Key Takeaways
- Brevo’s platform expansion challenges the traditional boundaries between marketing automation and customer support.
- The move signals a "CRM Market Reset," forcing CX and contact center leaders to rethink the separation between their engagement tools and data repositories.
- Comparisons to Five9 suggest a looming battle for dominance in the cloud contact center infrastructure space, particularly in the mid-market.
In the current venture climate, capital strategy is often a war chest. For Brevo, recent moves do more than validate its pivot from a marketing-centric email platform to a broader customer relationship suite; they signal a fundamental shift in how the market views the intersection of CRM and the contact center.
The headline here isn’t just the company's valuation or growth. It’s the implication of a "CRM Market Reset."
For years, the technology stack for Customer Experience (CX) has been neatly divided. You had your CRM for data, your marketing automation for outreach, and a completely separate silo—often legacy on-premise or a distinct CCaaS (Contact Center as a Service) solution—for handling support and voice.
Brevo’s trajectory suggests that this division is eroding faster than most IT leaders anticipated.
It’s a small detail, but it tells you a lot about how the rollout is unfolding: the strategy is explicitly linked to implications for Contact Center leaders, not just marketing heads. That’s a distinct change in tone. It suggests the company is using its resources to aggressively bridge the gap between outbound messaging and inbound resolution.

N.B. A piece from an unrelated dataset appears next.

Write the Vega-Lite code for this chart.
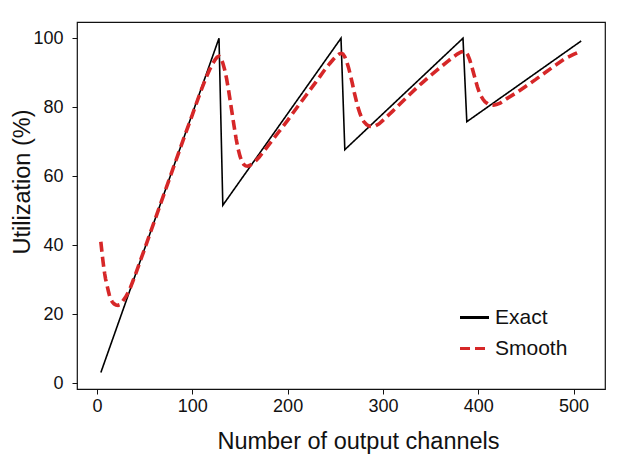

For CX leaders, this poses an immediate question about integration debt.
If the market is resetting, the old strategy of buying a standalone "best-of-breed" contact center platform and spending six months integrating it with your CRM might be approaching its expiration date. The narrative is shifting toward platforms that house the interaction layer and the data layer under one roof.
And yet, this consolidation creates friction.
The industry is beginning to ask a provocative question: "Who Is the New Five9?"
Five9 has long been the benchmark for cloud contact center migrations—the safe bet for enterprises moving off legacy hardware. By invoking this comparison, analysts suggest that the "new" Five9 might not be a traditional CCaaS provider at all. It might be a CRM platform like Brevo that has swallowed the telephony and support capabilities whole.
This blurs the lines significantly. If a CRM provider can offer robust enough voice and support capabilities, the need for a standalone heavy-hitter like Five9 diminishes for the mid-market.
That’s where it gets tricky for decision-makers.
The "New Five9" framing implies a scramble for the throne. Is Brevo positioning itself to acquire its way into deep telephony features? Or is the goal to build out organic capabilities that render third-party integrations obsolete? For the B2B buyer, this signals a need to pause and evaluate the roadmap.
If you are a CX leader currently sourcing a new contact center solution, you have to ask whether you are buying into an architecture that is about to be commoditized by your CRM vendor. The "Market Reset" indicates that the value is moving away from the channel (voice, email, chat) and toward the relationship data that drives it.
Historically, contact center resets happen when the underlying infrastructure changes—like the move from TDM to IP, or on-prem to cloud. This reset is different. It is architectural and data-driven. It assumes that the contact center is no longer a department but a feature set within the broader customer relationship strategy.
Even so, capital doesn't solve product maturity overnight.
Brevo has the resources, but displacing entrenched contact center giants requires reliability and uptime metrics that marketing platforms rarely have to worry about. If an email campaign goes out five minutes late, it’s annoying. If the support lines go down for five minutes, it’s a disaster.
Brevo’s bet is essentially that they can achieve that grade of operational resilience while maintaining the agility of a marketing platform.
So, what does this mean for the industry at large?
We are likely seeing the end of the "swivel chair" era of CX, where agents toggle between a CRM window and a softphone. The expectation now is a unified pane of glass. While many vendors promise this, Brevo’s aggressive expansion suggests they are preparing to force the reality of it through rapid development.
For the competition, specifically legacy CCaaS providers, this is a warning shot. The encroaching threat isn't another telephony provider; it’s the database itself.
The question "Who is the new Five9?" might eventually be answered not by a company name, but by a category shift. If the CRM market reset holds true, the "new Five9" isn't a standalone tool—it's a capability native to the platform where your customer data already lives.